Wednesday, December 3, 2008

The Pitiful End of the American Auto Industry

With the United States treasury being plundered by Wall Street, it was only a matter of time before the CEO's of the American automakers wanted to do the same. Once upon a time in this country, American built cars were the best in the world. Then came the 70's, with two major oil shortages and a sagging economy. Does anyone remember the Pinto? Or the Gremlin? These were America's answer to the new Japanese upstarts, Honda and Toyota, who were turning out little cars like the Civic that got 40 miles per gallon. Unfortunately, the American versions weren't as fuel efficient nor dependable.

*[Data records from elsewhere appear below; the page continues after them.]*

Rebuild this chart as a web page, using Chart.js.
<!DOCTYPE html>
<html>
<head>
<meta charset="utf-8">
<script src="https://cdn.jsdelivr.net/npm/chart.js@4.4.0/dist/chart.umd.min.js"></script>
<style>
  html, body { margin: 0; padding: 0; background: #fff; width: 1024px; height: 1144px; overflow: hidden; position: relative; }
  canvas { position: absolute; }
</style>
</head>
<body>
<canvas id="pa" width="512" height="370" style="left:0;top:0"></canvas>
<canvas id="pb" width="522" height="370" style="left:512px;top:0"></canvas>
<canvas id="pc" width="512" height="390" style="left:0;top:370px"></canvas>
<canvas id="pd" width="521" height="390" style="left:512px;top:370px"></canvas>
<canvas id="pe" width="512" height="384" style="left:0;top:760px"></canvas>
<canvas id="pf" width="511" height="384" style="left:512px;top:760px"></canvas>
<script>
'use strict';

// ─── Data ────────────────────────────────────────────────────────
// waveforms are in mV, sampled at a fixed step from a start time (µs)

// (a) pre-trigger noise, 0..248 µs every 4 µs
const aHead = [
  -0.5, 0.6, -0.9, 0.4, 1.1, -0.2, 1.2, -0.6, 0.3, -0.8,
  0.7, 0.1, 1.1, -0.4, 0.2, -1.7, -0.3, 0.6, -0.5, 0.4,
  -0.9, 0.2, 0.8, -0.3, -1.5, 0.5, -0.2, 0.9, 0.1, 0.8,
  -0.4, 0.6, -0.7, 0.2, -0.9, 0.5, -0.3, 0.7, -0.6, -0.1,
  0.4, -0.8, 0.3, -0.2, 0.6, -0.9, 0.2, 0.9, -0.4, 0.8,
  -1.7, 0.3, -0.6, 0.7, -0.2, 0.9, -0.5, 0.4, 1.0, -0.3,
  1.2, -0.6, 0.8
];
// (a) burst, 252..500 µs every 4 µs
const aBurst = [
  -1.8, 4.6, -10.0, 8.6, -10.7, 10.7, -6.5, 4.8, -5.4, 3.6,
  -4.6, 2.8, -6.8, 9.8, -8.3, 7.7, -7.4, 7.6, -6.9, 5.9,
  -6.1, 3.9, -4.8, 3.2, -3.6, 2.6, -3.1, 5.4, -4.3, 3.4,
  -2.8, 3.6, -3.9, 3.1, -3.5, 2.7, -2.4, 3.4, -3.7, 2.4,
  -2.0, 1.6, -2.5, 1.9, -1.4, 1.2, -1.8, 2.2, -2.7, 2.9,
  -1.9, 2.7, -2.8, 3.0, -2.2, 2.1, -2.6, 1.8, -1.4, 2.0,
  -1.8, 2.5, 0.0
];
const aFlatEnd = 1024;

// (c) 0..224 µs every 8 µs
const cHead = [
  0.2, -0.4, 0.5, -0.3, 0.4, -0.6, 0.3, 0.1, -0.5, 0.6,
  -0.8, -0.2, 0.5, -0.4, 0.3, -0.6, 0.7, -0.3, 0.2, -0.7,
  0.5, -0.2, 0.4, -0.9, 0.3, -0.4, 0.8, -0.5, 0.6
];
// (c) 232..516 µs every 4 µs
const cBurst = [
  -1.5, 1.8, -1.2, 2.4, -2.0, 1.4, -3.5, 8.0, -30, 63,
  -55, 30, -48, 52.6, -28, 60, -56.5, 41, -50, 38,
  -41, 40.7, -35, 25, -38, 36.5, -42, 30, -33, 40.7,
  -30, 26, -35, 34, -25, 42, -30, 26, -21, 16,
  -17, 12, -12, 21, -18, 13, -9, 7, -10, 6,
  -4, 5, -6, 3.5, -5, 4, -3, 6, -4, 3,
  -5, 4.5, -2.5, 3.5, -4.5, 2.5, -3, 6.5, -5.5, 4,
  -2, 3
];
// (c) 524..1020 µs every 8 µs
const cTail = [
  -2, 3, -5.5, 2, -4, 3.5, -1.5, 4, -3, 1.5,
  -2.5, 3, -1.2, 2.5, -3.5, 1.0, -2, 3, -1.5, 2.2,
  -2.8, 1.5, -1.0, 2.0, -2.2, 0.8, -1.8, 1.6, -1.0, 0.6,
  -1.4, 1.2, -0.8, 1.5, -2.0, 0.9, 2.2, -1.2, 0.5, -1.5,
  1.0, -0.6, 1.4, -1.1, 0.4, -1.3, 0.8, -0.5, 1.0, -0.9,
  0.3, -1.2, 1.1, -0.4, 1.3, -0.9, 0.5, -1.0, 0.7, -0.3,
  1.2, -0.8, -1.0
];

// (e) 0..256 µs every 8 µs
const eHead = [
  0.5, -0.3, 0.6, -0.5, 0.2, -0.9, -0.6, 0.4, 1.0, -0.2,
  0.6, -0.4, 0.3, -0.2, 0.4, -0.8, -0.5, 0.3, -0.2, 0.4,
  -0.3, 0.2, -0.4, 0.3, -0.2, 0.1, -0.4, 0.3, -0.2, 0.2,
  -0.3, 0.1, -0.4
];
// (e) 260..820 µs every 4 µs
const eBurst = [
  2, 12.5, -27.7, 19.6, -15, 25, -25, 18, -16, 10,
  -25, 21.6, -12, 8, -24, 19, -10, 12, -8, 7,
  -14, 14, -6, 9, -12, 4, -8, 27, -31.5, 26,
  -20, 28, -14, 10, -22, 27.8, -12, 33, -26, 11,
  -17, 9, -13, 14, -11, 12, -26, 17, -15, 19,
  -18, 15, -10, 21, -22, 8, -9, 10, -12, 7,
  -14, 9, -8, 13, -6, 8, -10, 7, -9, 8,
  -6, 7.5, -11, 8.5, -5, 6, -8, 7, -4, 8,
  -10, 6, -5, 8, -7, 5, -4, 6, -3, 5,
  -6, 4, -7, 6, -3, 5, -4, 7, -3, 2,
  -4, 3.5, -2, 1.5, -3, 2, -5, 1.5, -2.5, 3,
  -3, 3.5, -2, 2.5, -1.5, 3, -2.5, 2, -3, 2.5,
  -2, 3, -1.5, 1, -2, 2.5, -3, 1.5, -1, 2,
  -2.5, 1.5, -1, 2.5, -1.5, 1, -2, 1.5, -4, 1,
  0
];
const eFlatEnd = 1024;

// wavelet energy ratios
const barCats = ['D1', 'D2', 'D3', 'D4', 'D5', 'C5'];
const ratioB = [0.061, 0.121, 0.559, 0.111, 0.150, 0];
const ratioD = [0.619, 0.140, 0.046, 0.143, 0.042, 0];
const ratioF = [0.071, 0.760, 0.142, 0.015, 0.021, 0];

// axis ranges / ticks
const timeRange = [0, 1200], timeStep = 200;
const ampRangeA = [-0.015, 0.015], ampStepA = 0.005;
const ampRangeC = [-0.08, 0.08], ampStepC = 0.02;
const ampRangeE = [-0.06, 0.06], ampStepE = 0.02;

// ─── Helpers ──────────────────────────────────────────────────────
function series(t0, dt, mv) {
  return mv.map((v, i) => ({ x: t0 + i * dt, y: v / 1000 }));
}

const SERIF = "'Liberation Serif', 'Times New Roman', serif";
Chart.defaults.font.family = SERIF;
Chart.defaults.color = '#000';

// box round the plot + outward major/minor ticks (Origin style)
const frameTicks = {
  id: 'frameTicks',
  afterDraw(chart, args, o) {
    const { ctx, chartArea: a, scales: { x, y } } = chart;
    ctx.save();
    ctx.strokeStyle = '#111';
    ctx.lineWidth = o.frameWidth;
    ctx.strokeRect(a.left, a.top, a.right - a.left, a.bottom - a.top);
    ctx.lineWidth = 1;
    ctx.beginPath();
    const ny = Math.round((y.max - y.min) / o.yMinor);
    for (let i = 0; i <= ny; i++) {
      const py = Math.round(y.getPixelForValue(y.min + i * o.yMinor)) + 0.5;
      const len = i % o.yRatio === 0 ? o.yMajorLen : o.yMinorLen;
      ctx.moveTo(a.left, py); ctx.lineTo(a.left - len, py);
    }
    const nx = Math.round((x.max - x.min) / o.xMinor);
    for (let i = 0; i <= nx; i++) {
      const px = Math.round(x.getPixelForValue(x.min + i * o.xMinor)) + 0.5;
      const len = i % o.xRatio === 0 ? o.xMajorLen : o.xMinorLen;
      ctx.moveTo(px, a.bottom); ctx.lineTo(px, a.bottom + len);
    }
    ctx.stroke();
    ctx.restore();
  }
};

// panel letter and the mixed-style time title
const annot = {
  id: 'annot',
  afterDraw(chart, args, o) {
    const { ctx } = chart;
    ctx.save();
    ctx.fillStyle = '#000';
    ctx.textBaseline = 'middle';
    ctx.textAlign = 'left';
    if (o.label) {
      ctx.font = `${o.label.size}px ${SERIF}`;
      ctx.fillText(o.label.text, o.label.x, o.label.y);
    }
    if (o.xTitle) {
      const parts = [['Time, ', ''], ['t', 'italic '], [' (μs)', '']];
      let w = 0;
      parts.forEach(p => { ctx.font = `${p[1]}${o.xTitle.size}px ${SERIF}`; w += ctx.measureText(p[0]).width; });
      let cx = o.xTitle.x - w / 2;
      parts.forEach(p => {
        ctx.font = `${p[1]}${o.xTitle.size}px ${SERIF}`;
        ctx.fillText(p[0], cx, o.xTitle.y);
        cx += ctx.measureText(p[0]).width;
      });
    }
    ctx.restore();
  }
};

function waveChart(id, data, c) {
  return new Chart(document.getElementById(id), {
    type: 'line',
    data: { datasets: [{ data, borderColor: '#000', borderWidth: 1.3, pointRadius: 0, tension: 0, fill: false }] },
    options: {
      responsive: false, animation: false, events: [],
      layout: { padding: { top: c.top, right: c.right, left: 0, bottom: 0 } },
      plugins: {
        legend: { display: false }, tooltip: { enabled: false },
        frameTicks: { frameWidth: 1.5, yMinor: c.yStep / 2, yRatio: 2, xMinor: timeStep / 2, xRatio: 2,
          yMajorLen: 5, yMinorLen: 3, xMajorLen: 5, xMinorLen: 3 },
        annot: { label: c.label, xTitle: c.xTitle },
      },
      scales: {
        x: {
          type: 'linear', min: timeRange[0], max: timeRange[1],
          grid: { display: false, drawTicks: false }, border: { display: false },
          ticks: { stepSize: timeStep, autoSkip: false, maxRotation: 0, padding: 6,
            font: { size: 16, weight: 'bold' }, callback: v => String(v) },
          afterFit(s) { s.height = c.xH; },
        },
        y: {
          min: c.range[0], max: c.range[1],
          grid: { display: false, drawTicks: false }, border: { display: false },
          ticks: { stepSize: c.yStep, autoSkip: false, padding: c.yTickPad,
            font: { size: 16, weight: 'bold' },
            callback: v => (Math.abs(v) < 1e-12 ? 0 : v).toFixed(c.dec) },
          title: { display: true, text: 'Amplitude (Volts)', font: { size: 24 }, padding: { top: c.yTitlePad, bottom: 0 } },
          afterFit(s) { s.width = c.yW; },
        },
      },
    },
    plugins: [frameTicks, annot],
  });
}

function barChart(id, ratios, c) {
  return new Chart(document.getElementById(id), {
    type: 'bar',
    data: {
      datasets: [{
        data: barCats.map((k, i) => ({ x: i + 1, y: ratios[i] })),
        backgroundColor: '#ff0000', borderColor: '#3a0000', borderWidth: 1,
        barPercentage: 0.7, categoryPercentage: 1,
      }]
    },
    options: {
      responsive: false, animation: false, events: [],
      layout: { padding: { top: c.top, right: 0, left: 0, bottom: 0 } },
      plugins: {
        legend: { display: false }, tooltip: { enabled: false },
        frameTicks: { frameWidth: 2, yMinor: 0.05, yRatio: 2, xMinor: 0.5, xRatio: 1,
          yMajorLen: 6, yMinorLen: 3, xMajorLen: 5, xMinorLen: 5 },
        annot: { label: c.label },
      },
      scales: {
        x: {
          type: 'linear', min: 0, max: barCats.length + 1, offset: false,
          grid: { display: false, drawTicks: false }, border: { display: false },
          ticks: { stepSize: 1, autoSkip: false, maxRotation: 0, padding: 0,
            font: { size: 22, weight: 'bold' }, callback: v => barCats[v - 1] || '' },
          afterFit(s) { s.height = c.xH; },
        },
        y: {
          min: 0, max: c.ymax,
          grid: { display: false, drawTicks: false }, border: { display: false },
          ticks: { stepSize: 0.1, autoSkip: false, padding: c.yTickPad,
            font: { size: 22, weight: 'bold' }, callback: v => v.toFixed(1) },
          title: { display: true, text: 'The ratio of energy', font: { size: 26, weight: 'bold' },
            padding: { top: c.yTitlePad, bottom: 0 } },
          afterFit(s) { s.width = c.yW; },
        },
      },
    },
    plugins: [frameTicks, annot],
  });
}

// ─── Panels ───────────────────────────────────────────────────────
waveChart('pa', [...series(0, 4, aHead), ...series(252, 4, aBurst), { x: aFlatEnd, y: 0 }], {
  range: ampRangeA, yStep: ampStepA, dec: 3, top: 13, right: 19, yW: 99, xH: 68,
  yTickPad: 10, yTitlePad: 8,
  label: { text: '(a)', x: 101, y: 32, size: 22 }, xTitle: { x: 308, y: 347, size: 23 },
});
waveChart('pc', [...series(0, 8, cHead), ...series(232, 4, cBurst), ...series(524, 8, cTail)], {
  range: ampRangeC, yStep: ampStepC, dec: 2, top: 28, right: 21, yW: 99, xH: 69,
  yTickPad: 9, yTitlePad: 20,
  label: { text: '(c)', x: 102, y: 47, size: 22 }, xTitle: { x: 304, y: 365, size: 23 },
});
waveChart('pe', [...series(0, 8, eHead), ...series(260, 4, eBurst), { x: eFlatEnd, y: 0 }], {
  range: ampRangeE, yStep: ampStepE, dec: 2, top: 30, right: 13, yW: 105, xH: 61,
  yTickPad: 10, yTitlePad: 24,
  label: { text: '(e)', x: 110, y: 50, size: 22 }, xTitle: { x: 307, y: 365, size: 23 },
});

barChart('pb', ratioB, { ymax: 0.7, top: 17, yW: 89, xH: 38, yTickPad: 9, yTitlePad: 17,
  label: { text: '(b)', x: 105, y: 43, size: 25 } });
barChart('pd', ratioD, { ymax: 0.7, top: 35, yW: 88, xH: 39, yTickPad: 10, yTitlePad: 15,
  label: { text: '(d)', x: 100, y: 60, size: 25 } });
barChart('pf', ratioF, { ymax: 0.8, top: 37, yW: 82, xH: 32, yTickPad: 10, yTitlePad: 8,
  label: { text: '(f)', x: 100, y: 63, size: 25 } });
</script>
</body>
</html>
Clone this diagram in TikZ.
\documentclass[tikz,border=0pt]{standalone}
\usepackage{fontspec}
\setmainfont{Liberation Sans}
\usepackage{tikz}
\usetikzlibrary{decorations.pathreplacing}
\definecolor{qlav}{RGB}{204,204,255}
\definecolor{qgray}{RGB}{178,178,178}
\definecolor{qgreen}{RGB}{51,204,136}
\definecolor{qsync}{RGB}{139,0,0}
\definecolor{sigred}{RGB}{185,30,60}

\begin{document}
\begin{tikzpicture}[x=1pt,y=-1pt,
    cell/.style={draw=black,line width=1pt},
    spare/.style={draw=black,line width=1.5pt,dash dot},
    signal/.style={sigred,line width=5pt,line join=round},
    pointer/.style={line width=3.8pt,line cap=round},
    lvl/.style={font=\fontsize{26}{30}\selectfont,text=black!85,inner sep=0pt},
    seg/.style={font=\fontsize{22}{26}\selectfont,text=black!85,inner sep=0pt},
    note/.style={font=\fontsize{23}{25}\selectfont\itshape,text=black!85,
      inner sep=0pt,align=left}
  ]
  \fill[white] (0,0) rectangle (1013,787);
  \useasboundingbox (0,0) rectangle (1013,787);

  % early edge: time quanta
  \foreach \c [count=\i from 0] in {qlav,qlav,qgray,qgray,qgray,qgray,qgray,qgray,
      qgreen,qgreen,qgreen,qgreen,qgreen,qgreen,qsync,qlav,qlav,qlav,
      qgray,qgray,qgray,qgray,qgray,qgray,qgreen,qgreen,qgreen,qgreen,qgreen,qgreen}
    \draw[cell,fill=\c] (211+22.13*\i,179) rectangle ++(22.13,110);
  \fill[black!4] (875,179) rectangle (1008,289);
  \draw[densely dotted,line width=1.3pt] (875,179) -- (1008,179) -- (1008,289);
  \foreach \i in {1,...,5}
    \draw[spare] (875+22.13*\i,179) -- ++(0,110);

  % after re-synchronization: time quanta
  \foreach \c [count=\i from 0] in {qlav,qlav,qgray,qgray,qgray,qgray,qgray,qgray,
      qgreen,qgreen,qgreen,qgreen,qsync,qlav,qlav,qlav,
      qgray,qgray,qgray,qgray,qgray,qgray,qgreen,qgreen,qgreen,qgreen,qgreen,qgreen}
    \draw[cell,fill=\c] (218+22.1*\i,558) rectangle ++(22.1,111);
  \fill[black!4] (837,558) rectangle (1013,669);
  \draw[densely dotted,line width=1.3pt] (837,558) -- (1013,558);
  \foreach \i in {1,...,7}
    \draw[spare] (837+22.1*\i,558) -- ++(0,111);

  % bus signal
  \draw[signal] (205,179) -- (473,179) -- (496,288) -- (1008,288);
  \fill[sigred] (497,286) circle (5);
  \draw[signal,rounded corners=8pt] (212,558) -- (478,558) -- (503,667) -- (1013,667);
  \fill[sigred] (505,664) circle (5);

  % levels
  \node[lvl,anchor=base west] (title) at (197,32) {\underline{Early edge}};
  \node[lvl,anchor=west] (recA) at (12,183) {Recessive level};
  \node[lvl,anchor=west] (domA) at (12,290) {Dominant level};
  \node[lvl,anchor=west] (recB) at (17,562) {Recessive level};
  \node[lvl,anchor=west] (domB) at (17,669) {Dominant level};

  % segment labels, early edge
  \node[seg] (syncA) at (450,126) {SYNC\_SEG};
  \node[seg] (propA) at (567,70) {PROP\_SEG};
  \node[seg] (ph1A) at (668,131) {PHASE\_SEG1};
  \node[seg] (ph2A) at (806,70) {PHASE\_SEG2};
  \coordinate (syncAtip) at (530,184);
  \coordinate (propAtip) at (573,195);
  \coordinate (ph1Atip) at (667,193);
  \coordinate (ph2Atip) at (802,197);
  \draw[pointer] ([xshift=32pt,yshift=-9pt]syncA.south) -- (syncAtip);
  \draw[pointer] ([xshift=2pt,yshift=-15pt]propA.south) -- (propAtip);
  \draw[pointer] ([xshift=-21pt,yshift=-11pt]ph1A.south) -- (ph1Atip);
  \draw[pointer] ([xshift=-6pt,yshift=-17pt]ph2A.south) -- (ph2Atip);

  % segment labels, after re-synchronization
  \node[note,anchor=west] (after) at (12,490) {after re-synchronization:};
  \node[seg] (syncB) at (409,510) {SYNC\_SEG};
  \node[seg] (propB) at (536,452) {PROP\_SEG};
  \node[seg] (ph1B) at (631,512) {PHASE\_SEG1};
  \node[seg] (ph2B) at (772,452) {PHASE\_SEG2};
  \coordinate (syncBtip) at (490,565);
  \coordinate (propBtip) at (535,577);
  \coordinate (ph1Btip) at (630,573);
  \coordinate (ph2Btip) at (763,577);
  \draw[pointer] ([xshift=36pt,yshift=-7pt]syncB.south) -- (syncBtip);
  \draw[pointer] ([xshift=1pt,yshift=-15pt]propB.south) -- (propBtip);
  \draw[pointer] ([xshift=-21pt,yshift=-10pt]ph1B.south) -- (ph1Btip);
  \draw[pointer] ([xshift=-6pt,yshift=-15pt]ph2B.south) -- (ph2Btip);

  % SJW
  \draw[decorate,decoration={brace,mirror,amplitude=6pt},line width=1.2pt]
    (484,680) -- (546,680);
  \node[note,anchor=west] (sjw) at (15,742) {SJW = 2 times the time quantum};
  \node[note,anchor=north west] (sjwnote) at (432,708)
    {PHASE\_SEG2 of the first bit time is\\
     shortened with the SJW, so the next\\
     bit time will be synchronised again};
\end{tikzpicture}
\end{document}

Since then, Ford, GM, and Chrysler have seen their market shares dwindle. Now that Honda and Toyota are selling more cars than the Big 3, the pinheads who manage these companies believe the American taxpayer should be obliged to bail them out. GM asks for $18 billion to keep the company alive, but will still have to let go of 20,000 employees. Can someone with a degree in economics explain to me the logic behind giving a company $18 billion of taxpayers' money? Instead of giving them money, should the government get into the auto business and just assume ownership of one of the Big 3? Invest some capital in developing cars that don't rely on fossil fuels, perhaps develop technology for better mass transit systems such as light rail? Or is that too radical of an idea? Should government have ownership of any company? We already have a huge interest in AIG, why not invest in ownership of something that manufactures something tangible. To all my friends and family out there, I know you have an opinion on this, I want to hear them. Please educate me.